WORK INSTRUCTIONS: Repeat only what lies from the line with "Give me the matplotlib source for this chart." to the line with "a_pos_labels = ['68320000']", those two lines included, exactly as it stands; omit any images.
··· DATA TO USE ···
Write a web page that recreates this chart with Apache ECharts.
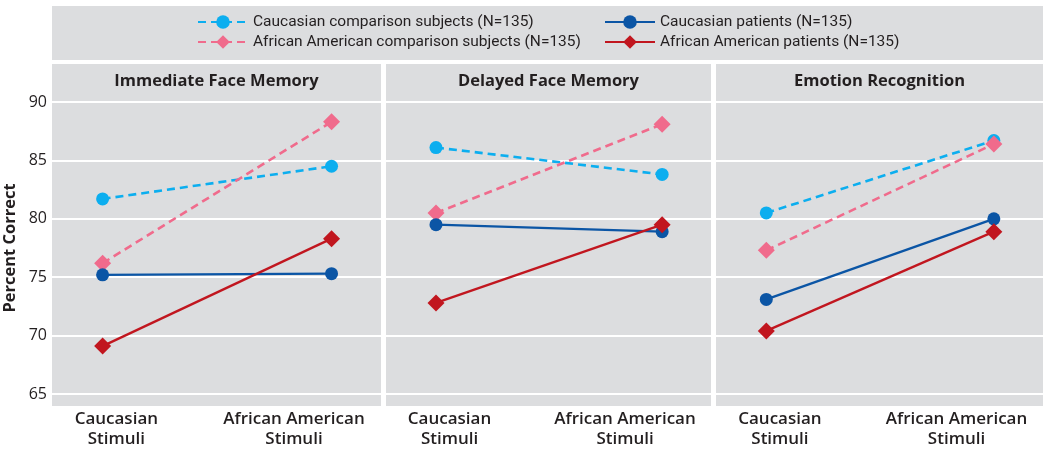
<!DOCTYPE html>
<html>
<head>
<meta charset="utf-8">
<script src="https://cdn.jsdelivr.net/npm/echarts@6/dist/echarts.min.js"></script>
<style>
  html, body { margin: 0; padding: 0; background: #fff; }
  #chart { width: 1050px; height: 453px; }
</style>
</head>
<body>
<div id="chart"></div>
<script>
// panels and stimulus categories
const panels = ['Immediate Face Memory', 'Delayed Face Memory', 'Emotion Recognition']
const stimuli = ['Caucasian\nStimuli', 'African American\nStimuli']
const yTicks = [65, 70, 75, 80, 85, 90]

// percent correct per panel: [Caucasian stimuli, African American stimuli]
const caucComparison = [[81.7, 84.5], [86.1, 83.8], [80.5, 86.7]]
const aaComparison = [[76.2, 88.3], [80.5, 88.1], [77.3, 86.4]]
const caucPatients = [[75.2, 75.3], [79.5, 78.9], [73.1, 80.0]]
const aaPatients = [[69.1, 78.3], [72.8, 79.5], [70.4, 78.9]]

const groups = [
  { name: 'Caucasian comparison subjects (N=135)', data: caucComparison, color: '#0caeef', dashed: true, symbol: 'circle', size: 13 },
  { name: 'African American comparison subjects (N=135)', data: aaComparison, color: '#f06b8c', dashed: true, symbol: 'diamond', size: 17 },
  { name: 'Caucasian patients (N=135)', data: caucPatients, color: '#0b55a5', dashed: false, symbol: 'circle', size: 13 },
  { name: 'African American patients (N=135)', data: aaPatients, color: '#c1161f', dashed: false, symbol: 'diamond', size: 17 }
]

// panel boxes (layout only)
const panelBox = [[52, 381], [386, 711], [716, 1043]]
const panelTop = 64
const panelBottom = 406
const plotTop = 102
const plotBottom = 394
// where the two stimuli sit and where their labels sit, in x units
const xMin = -0.221
const xMax = 1.216
const labelPos = [0.06, 0.836]

const chart = echarts.init(document.getElementById('chart'))

const labelFont = { fontFamily: 'Open Sans', color: '#231f20' }
const legendText = { fontFamily: 'Roboto', fontSize: 15.5, color: '#231f20' }

const option = {
  backgroundColor: '#fff',
  animation: false,
  graphic: [
    { type: 'rect', z: -10, shape: { x: 52, y: 6, width: 991, height: 54 }, style: { fill: '#dcdddf' } },
    ...panelBox.map(([l, r]) => ({
      type: 'rect', z: -10,
      shape: { x: l, y: panelTop, width: r - l, height: panelBottom - panelTop },
      style: { fill: '#dcdddf' }
    }))
  ],
  title: panels.map((t, i) => ({
    text: t,
    left: (panelBox[i][0] + panelBox[i][1]) / 2,
    top: 73,
    textAlign: 'center',
    padding: 0,
    textStyle: { ...labelFont, fontSize: 16.5, fontWeight: 'bold' }
  })),
  legend: [
    {
      left: 197, top: 14, orient: 'vertical', itemGap: 4, padding: 0,
      itemWidth: 50, itemHeight: 17,
      data: [groups[0].name, groups[1].name],
      textStyle: legendText
    },
    {
      left: 604, top: 14, orient: 'vertical', itemGap: 4, padding: 0,
      itemWidth: 50, itemHeight: 17,
      data: [groups[2].name, groups[3].name],
      textStyle: legendText
    }
  ],
  grid: panelBox.map(([l, r]) => ({
    left: l, top: plotTop, width: r - l, height: plotBottom - plotTop
  })),
  xAxis: panelBox.map((_, i) => ({
    type: 'value',
    gridIndex: i,
    min: xMin,
    max: xMax,
    axisLine: { show: false },
    axisTick: { show: false },
    splitLine: { show: false },
    axisLabel: {
      customValues: labelPos,
      formatter: (v) => stimuli[labelPos.indexOf(v)] || '',
      ...labelFont,
      fontSize: 17,
      fontWeight: 600,
      lineHeight: 20,
      margin: 15
    }
  })),
  yAxis: panelBox.map((_, i) => ({
    type: 'value',
    gridIndex: i,
    min: yTicks[0],
    max: yTicks[yTicks.length - 1],
    interval: 5,
    name: i === 0 ? 'Percent Correct' : '',
    nameLocation: 'middle',
    nameGap: 33,
    nameTextStyle: { ...labelFont, fontSize: 16.5, fontWeight: 'bold' },
    axisLine: { show: false },
    axisTick: { show: false },
    axisLabel: { show: i === 0, ...labelFont, fontSize: 16, margin: 5 },
    splitLine: { lineStyle: { color: '#fff', width: 2 } }
  })),
  series: panels.flatMap((_, i) => groups.map(g => ({
    name: g.name,
    type: 'line',
    xAxisIndex: i,
    yAxisIndex: i,
    data: g.data[i].map((v, k) => [k, v]),
    symbol: g.symbol,
    symbolSize: g.size,
    color: g.color,
    lineStyle: { color: g.color, width: g.dashed ? 2.6 : 2.3, type: g.dashed ? [8, 5] : 'solid' },
    itemStyle: { color: g.color },
    z: g.dashed ? 2 : 3
  })))
}

chart.setOption(option)
</script>
</body>
</html>
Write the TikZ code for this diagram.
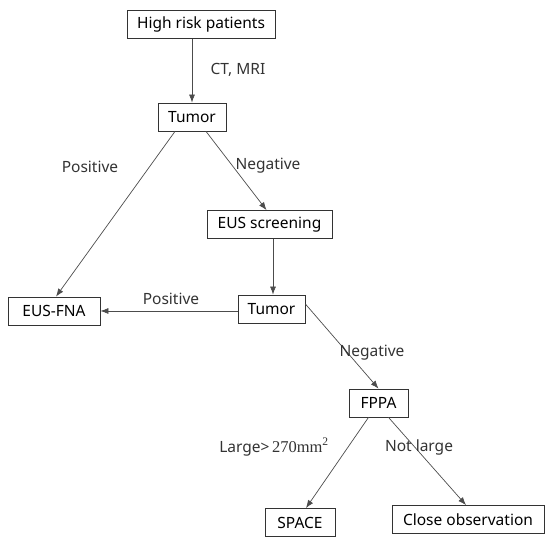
\documentclass[tikz,border=0pt]{standalone}
\usepackage{fontspec}
\setmainfont{Noto Sans}
\newfontfamily\numfont{Liberation Serif}
\usetikzlibrary{arrows.meta}
\usetikzlibrary{positioning}

\tikzset{
  stepbox/.style={draw=black!80, line width=0.8pt, inner xsep=6pt, minimum height=28pt, font=\fontsize{15.5}{18}\selectfont},
  flowline/.style={draw=black!70, line width=0.7pt, -{Latex[length=8pt,width=6pt]}},
  lbl/.style={inner sep=0.75pt, font=\fontsize{15.5}{18}\selectfont, text=black!80}
}

\begin{document}
\begin{tikzpicture}[x=1pt,y=1pt,yscale=-1,xscale=1]
        \useasboundingbox (0,0) rectangle (550,545);

        % Boxes
        \node [stepbox, minimum width=148pt] (high) at (201,24.5) {High risk patients};
        \node [stepbox, minimum width=68pt] (tumorA) at (192,117) {Tumor};
        \node [stepbox, minimum width=125pt] (screen) at (269.5,224.5) {EUS screening};
        \node [stepbox, minimum width=67pt] (tumorB) at (271.5,309) {Tumor};
        \node [stepbox, minimum width=92pt] (fna) at (54,311) {EUS-FNA};
        \node [stepbox, minimum width=59pt] (fppa) at (378.5,403) {FPPA};
        \node [stepbox, minimum width=70pt] (space) at (300,522.5) {SPACE};
        \node [stepbox, minimum width=152pt] (close) at (468,519.5) {Close observation};

        % Connectors
        \draw [flowline] (high.south -| tumorA) -- (tumorA.north);
        \draw [flowline] ([xshift=-17pt]tumorA.south) -- ([xshift=2pt]fna.north);
        \draw [flowline] ([xshift=14pt]tumorA.south) -- ([xshift=-3pt]screen.north);
        \draw [flowline] ([xshift=3.5pt]screen.south) -- ([xshift=1.5pt]tumorB.north);
        \draw [flowline] ([yshift=2pt]tumorB.west) -- (fna.east);
        \draw [flowline] ([yshift=-5pt]tumorB.east) -- (fppa.north);
        \draw [flowline] ([xshift=-10pt]fppa.south) -- ([xshift=6pt]space.north);
        \draw [flowline] ([xshift=10pt]fppa.south) -- ([xshift=-2pt]close.north);

        % Text Node
        \draw (238,70) node [lbl] (ctmri) {CT, MRI};
        % Text Node
        \draw (90,167) node [lbl] (posA) {Positive};
        % Text Node
        \draw (268,166) node [lbl] (negA) {Negative};
        % Text Node
        \draw (171,299) node [lbl] (posB) {Positive};
        % Text Node
        \draw (372,353) node [lbl] (negB) {Negative};
        % Text Node
        \draw (274,447) node [lbl] (large) {Large>\,{\numfont\fontsize{16.5}{18}\selectfont 270mm\textsuperscript{2}}};
        % Text Node
        \draw (419,447) node [lbl] (notlarge) {Not large};
    \end{tikzpicture}
\end{document}
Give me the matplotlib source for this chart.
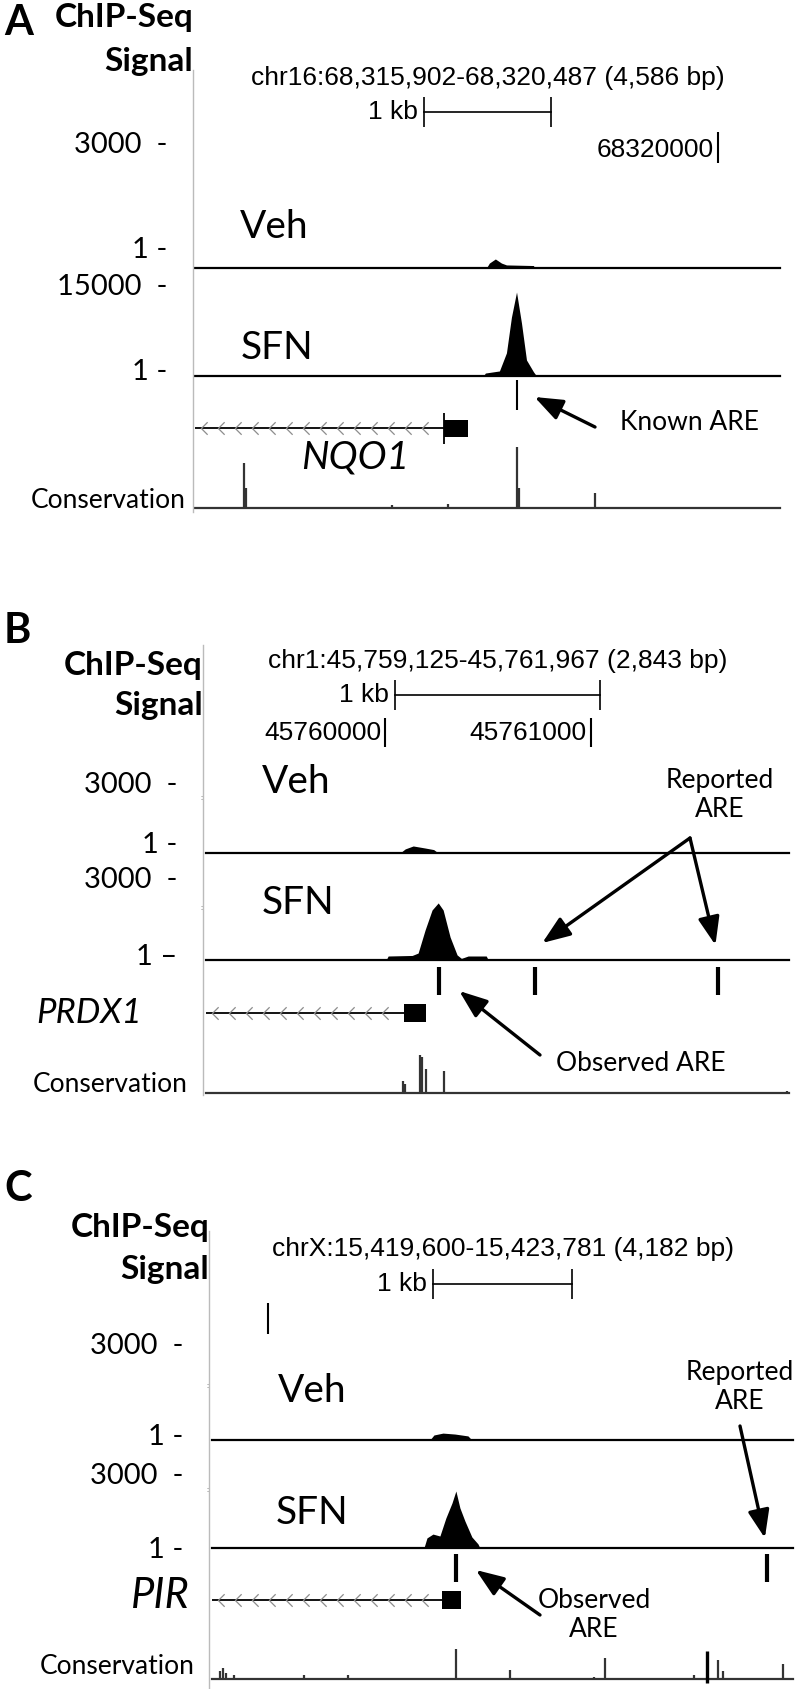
import numpy as np
import matplotlib
matplotlib.use('Agg')
import matplotlib.pyplot as plt
from matplotlib.patches import Rectangle

plt.rcParams['font.family'] = ['Lato', 'DejaVu Sans']
UCSC_FONT = ['Liberation Sans', 'DejaVu Sans']

W, H = 800, 1689

# ---------------- data read off the browser shots ----------------
# panel A : NQO1
a_chrom = 'chr16'
a_start, a_end = 68315902, 68320487
a_veh_pos = [68318186, 68318209, 68318256, 68318304, 68318343, 68318555, 68318563]
a_veh_val = [0, 120, 220, 120, 75, 60, 0]
a_sfn_pos = [68318162, 68318178, 68318288, 68318343, 68318382, 68318422,
             68318461, 68318500, 68318555, 68318579]
a_sfn_val = [0, 500, 850, 3900, 9900, 14150, 8900, 2700, 700, 0]
a_are = [68318422]
a_tss = (68317855, 68318044)
a_cons_pos = [68316288, 68316304, 68317445, 68317886, 68318422, 68318438, 68319036]
a_cons_val = [0.69, 0.31, 0.05, 0.06, 0.94, 0.31, 0.23]
a_pos_ticks = [68320000]
a_pos_labels = ['68320000']

# panel B : PRDX1
b_chrom = 'chr1'
b_start, b_end = 45759125, 45761967
b_veh_pos = [45760071, 45760096, 45760135, 45760193, 45760235, 45760257]
b_veh_val = [0, 180, 310, 220, 150, 0]
b_sfn_pos = [45760003, 45760013, 45760130, 45760159, 45760193, 45760227, 45760257,
             45760281, 45760315, 45760349, 45760370, 45760403, 45760491, 45760501]
b_sfn_val = [0, 150, 170, 260, 1125, 1875, 2140, 1875, 860, 190, 60, 150, 150, 0]
b_are = [45760262, 45760730, 45761623]
b_tss = (45760091, 45760198)
b_cons_pos = [45760086, 45760096, 45760169, 45760179, 45760198, 45760286, 45761959]
b_cons_val = [0.18, 0.14, 0.58, 0.55, 0.37, 0.34, 0.03]
b_pos_ticks = [45760000, 45761000]
b_pos_labels = ['45760000', '45761000']

# panel C : PIR
c_chrom = 'chrX'
c_start, c_end = 15419600, 15423781
c_veh_pos = [15421168, 15421197, 15421262, 15421348, 15421442, 15421470]
c_veh_val = [0, 160, 220, 190, 130, 0]
c_sfn_pos = [15421125, 15421147, 15421190, 15421240, 15421283, 15421327, 15421355,
             15421384, 15421420, 15421470, 15421514, 15421528]
c_sfn_val = [0, 420, 580, 500, 1250, 1875, 2375, 1670, 1125, 460, 170, 0]
c_are = [15421355, 15423593]
c_tss = (15421255, 15421391)
c_cons_pos = [15419658, 15419679, 15419701, 15419758, 15420262, 15420578, 15421355,
              15421744, 15422348, 15422427, 15423068, 15423240, 15423276, 15423708]
c_cons_val = [0.12, 0.17, 0.09, 0.06, 0.06, 0.06, 0.46, 0.14, 0.03, 0.32, 0.06,
              0.29, 0.12, 0.23]
c_cons_mark = [15423161]
c_pos_ticks = [15420000]
c_pos_labels = ['']

# ---------------- layout (pixels, from top) ----------------
fig = plt.figure(figsize=(W / 100, H / 100), dpi=100)


def box(l, t, r, b):
    return [l / W, 1 - b / H, (r - l) / W, (b - t) / H]


def ftext(x, y, s, **kw):
    fig.text(x / W, 1 - y / H, s, **kw)


def track(l, t, r, b, x0, x1, ymax):
    ax = fig.add_axes(box(l, t, r, b))
    ax.set_xlim(x0, x1)
    ax.set_ylim(0, ymax)
    ax.axis('off')
    return ax


chev = [(0.5, 1.0), (-0.5, 0.0), (0.5, -1.0)]

panels = [
    dict(letter='A', letter_y=23, chip_y=18, sig_y=62, vx=193, vtop=70, vbot=512,
         xl=195, xr=780, chr_y=78, bar_y=112, tick_y=(132, 163), tick_lab_y=150,
         veh_top=145, veh_base=268, sfn_top=287, sfn_base=376, sfn_max=15000,
         ylabs=[('3000  -', 145), ('1 -', 250), ('15000  -', 287), ('1 -', 372)],
         veh_txt=(240, 227), sfn_txt=(241, 348),
         are_y=(380, 410), are_lw=1.5, gene_y=428, box_y=(420, 437), tss_tick=(413, 444),
         gene='NQO1', gene_txt=(355, 457, 'center'), gene_fs=28,
         cons_top=443, cons_base=508, cons_lab=(186, 500), dots=[],
         chrom=a_chrom, start=a_start, end=a_end, veh=(a_veh_pos, a_veh_val),
         sfn=(a_sfn_pos, a_sfn_val), are=a_are, tss=a_tss,
         cons=(a_cons_pos, a_cons_val), ticks=(a_pos_ticks, a_pos_labels)),
    dict(letter='B', letter_y=631, chip_y=665, sig_y=706, vx=203, vtop=645, vbot=1095,
         xl=206, xr=789, chr_y=661, bar_y=695, tick_y=(718, 747), tick_lab_y=733,
         veh_top=785, veh_base=853, sfn_top=880, sfn_base=960, sfn_max=3000,
         ylabs=[('3000  -', 785), ('1 -', 845), ('3000  -', 880), ('1 \u2013', 957)],
         veh_txt=(262, 782), sfn_txt=(262, 903),
         are_y=(967, 995), are_lw=3, gene_y=1013, box_y=(1004, 1022), tss_tick=None,
         gene='PRDX1', gene_txt=(36, 1013, 'left'), gene_fs=25,
         cons_top=1028, cons_base=1093, cons_lab=(188, 1084), dots=[797, 907],
         chrom=b_chrom, start=b_start, end=b_end, veh=(b_veh_pos, b_veh_val),
         sfn=(b_sfn_pos, b_sfn_val), are=b_are, tss=b_tss,
         cons=(b_cons_pos, b_cons_val), ticks=(b_pos_ticks, b_pos_labels)),
    dict(letter='C', letter_y=1189, chip_y=1228, sig_y=1270, vx=209, vtop=1231, vbot=1689,
         xl=212, xr=793, chr_y=1249, bar_y=1284, tick_y=(1303, 1334), tick_lab_y=1318,
         veh_top=1346, veh_base=1440, sfn_top=1476, sfn_base=1548, sfn_max=3000,
         ylabs=[('3000  -', 1346), ('1 -', 1437), ('3000  -', 1476), ('1 -', 1550)],
         veh_txt=(278, 1391), sfn_txt=(276, 1513),
         are_y=(1554, 1582), are_lw=3, gene_y=1600, box_y=(1591, 1609), tss_tick=None,
         gene='PIR', gene_txt=(190, 1596, 'right'), gene_fs=30,
         cons_top=1614, cons_base=1679, cons_lab=(195, 1666), dots=[1385, 1490],
         chrom=c_chrom, start=c_start, end=c_end, veh=(c_veh_pos, c_veh_val),
         sfn=(c_sfn_pos, c_sfn_val), are=c_are, tss=c_tss,
         cons=(c_cons_pos, c_cons_val), ticks=(c_pos_ticks, c_pos_labels)),
]

axes_over = []
for p in panels:
    s, e, xl, xr = p['start'], p['end'], p['xl'], p['xr']
    bpp = (e - s) / (xr - xl)  # bp per pixel

    # left side labels
    ftext(4, p['letter_y'], p['letter'], fontsize=30, fontweight='bold', va='center')
    ftext(p['vx'], p['chip_y'], 'ChIP-Seq', fontsize=24, fontweight='bold', ha='right', va='center')
    ftext(p['vx'], p['sig_y'], 'Signal', fontsize=24, fontweight='bold', ha='right', va='center')
    for lab, yy in p['ylabs']:
        ftext(p['vx'] - 26, yy, lab, fontsize=21, ha='right', va='center')
    ftext(p['cons_lab'][0], p['cons_lab'][1], 'Conservation', fontsize=19, ha='right', va='center')
    for dy in p['dots']:
        ftext(p['vx'] - 3, dy, ':', fontsize=6, color='#777777', va='center')
    fig.add_artist(plt.Line2D([p['vx'] / W] * 2, [1 - p['vtop'] / H, 1 - p['vbot'] / H],
                              color='#bbbbbb', lw=1.0))

    # signal tracks
    veh = track(xl, p['veh_top'], xr, p['veh_base'], s, e, 3000)
    veh.fill_between(p['veh'][0], p['veh'][1], color='black', lw=0)
    veh.axhline(0, color='black', lw=1.6, clip_on=False)
    sfn = track(xl, p['sfn_top'], xr, p['sfn_base'], s, e, p['sfn_max'])
    sfn.fill_between(p['sfn'][0], p['sfn'][1], color='black', lw=0)
    sfn.axhline(0, color='black', lw=1.6, clip_on=False)

    # conservation
    cons = track(xl, p['cons_top'], xr, p['cons_base'], s, e, 1.0)
    cons.vlines(p['cons'][0], 0, p['cons'][1], color='#333333', lw=1.6)
    cons.axhline(0, color='#333333', lw=1.6, clip_on=False)

    # overlay: x in bp, y in pixel rows
    ov = fig.add_axes(box(xl, p['vtop'] - 70, xr, p['vbot']))
    ov.set_xlim(s, e)
    ov.set_ylim(p['vbot'], p['vtop'] - 70)
    ov.axis('off')
    axes_over.append(ov)

    ov.text((s + e) / 2, p['chr_y'], f"{p['chrom']}:{s:,}-{e:,} ({e - s + 1:,} bp)",
            family=UCSC_FONT, fontsize=19, ha='center', va='center')
    c = (s + e) / 2
    ov.plot([c - 500, c + 500], [p['bar_y']] * 2, color='black', lw=1.2)
    ov.vlines([c - 500, c + 500], p['bar_y'] - 15, p['bar_y'] + 15, color='black', lw=1.2)
    ov.text(c - 500 - 6 * bpp, p['bar_y'], '1 kb', family=UCSC_FONT, fontsize=19,
            ha='right', va='center')
    ov.vlines(p['ticks'][0], p['tick_y'][0], p['tick_y'][1], color='black', lw=1.5)
    for t, lab in zip(*p['ticks']):
        ov.text(t - 4 * bpp, p['tick_lab_y'], lab, family=UCSC_FONT, fontsize=19,
                ha='right', va='center')

    ov.text(s + (p['veh_txt'][0] - xl) * bpp, p['veh_txt'][1], 'Veh', fontsize=28, va='center')
    ov.text(s + (p['sfn_txt'][0] - xl) * bpp, p['sfn_txt'][1], 'SFN', fontsize=28, va='center')

    # ARE marks
    ov.vlines(p['are'], p['are_y'][0], p['are_y'][1], color='black', lw=p['are_lw'])

    # gene model
    t0, t1 = p['tss']
    ov.plot([s, t0], [p['gene_y']] * 2, color='black', lw=1.3)
    xs = np.arange(s + 9 * bpp, t0 - 12 * bpp, 17 * bpp)
    ov.plot(xs, [p['gene_y']] * len(xs), ls='none', marker=chev, ms=9, mfc='none',
            mec='#8c8c8c', mew=0.9)
    ov.add_patch(Rectangle((t0, p['box_y'][0]), t1 - t0, p['box_y'][1] - p['box_y'][0],
                           color='black', lw=0))
    if p['tss_tick']:
        ov.vlines([t0], p['tss_tick'][0], p['tss_tick'][1], color='black', lw=1.3)
    gx, gy, gha = p['gene_txt']
    ftext(gx, gy, p['gene'], fontsize=p['gene_fs'], style='italic', ha=gha, va='center')


def arrow(ov, tail, tip):
    ov.annotate('', xy=tip, xytext=tail,
                arrowprops=dict(arrowstyle='-|>,head_length=1.7,head_width=0.65',
                                lw=2.4, color='black', shrinkA=0, shrinkB=0))


def bp(p, x):
    return p['start'] + (x - p['xl']) * (p['end'] - p['start']) / (p['xr'] - p['xl'])


# panel A annotations
pa, ova = panels[0], axes_over[0]
bpa = (pa['end'] - pa['start']) / (pa['xr'] - pa['xl'])
arrow(ova, (bp(pa, 595), 427), (a_are[0] + 18 * bpa, 397))
ova.text(bp(pa, 620), 423, 'Known ARE', fontsize=19, va='center')

# panel B annotations
pb, ovb = panels[1], axes_over[1]
bpb = (pb['end'] - pb['start']) / (pb['xr'] - pb['xl'])
ovb.text(bp(pb, 720), 795, 'Reported\nARE', fontsize=19, ha='center', va='center',
         linespacing=1.2)
arrow(ovb, (bp(pb, 690), 838), (b_are[1] + 7 * bpb, 943))
arrow(ovb, (bp(pb, 690), 838), (b_are[2] - 3 * bpb, 945))
arrow(ovb, (bp(pb, 540), 1055), (b_are[0] + 20 * bpb, 991))
ovb.text(bp(pb, 556), 1063, 'Observed ARE', fontsize=19, va='center')

# panel C annotations
pc, ovc = panels[2], axes_over[2]
bpc = (pc['end'] - pc['start']) / (pc['xr'] - pc['xl'])
ovc.text(bp(pc, 740), 1387, 'Reported\nARE', fontsize=19, ha='center', va='center',
         linespacing=1.2)
arrow(ovc, (bp(pc, 740), 1426), (c_are[1] - 2 * bpc, 1538))
arrow(ovc, (bp(pc, 540), 1615), (c_are[0] + 20 * bpc, 1570))
ovc.text(bp(pc, 594), 1615, 'Observed\nARE', fontsize=19, ha='center', va='center',
         linespacing=1.2)
ovc.vlines(c_cons_mark, 1651, 1683, color='black', lw=2.4)

fig.savefig('out.png', dpi=100, facecolor='white')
···
PROBLEM SOLUTION:
Give me the matplotlib source for this chart.
import numpy as np
import matplotlib
matplotlib.use('Agg')
import matplotlib.pyplot as plt
from matplotlib.patches import Rectangle

plt.rcParams['font.family'] = ['Lato', 'DejaVu Sans']
UCSC_FONT = ['Liberation Sans', 'DejaVu Sans']

W, H = 800, 1689

# ---------------- data read off the browser shots ----------------
# panel A : NQO1
a_chrom = 'chr16'
a_start, a_end = 68315902, 68320487
a_veh_pos = [68318186, 68318209, 68318256, 68318304, 68318343, 68318555, 68318563]
a_veh_val = [0, 120, 220, 120, 75, 60, 0]
a_sfn_pos = [68318162, 68318178, 68318288, 68318343, 68318382, 68318422,
             68318461, 68318500, 68318555, 68318579]
a_sfn_val = [0, 500, 850, 3900, 9900, 14150, 8900, 2700, 700, 0]
a_are = [68318422]
a_tss = (68317855, 68318044)
a_cons_pos = [68316288, 68316304, 68317445, 68317886, 68318422, 68318438, 68319036]
a_cons_val = [0.69, 0.31, 0.05, 0.06, 0.94, 0.31, 0.23]
a_pos_ticks = [68320000]
a_pos_labels = ['68320000']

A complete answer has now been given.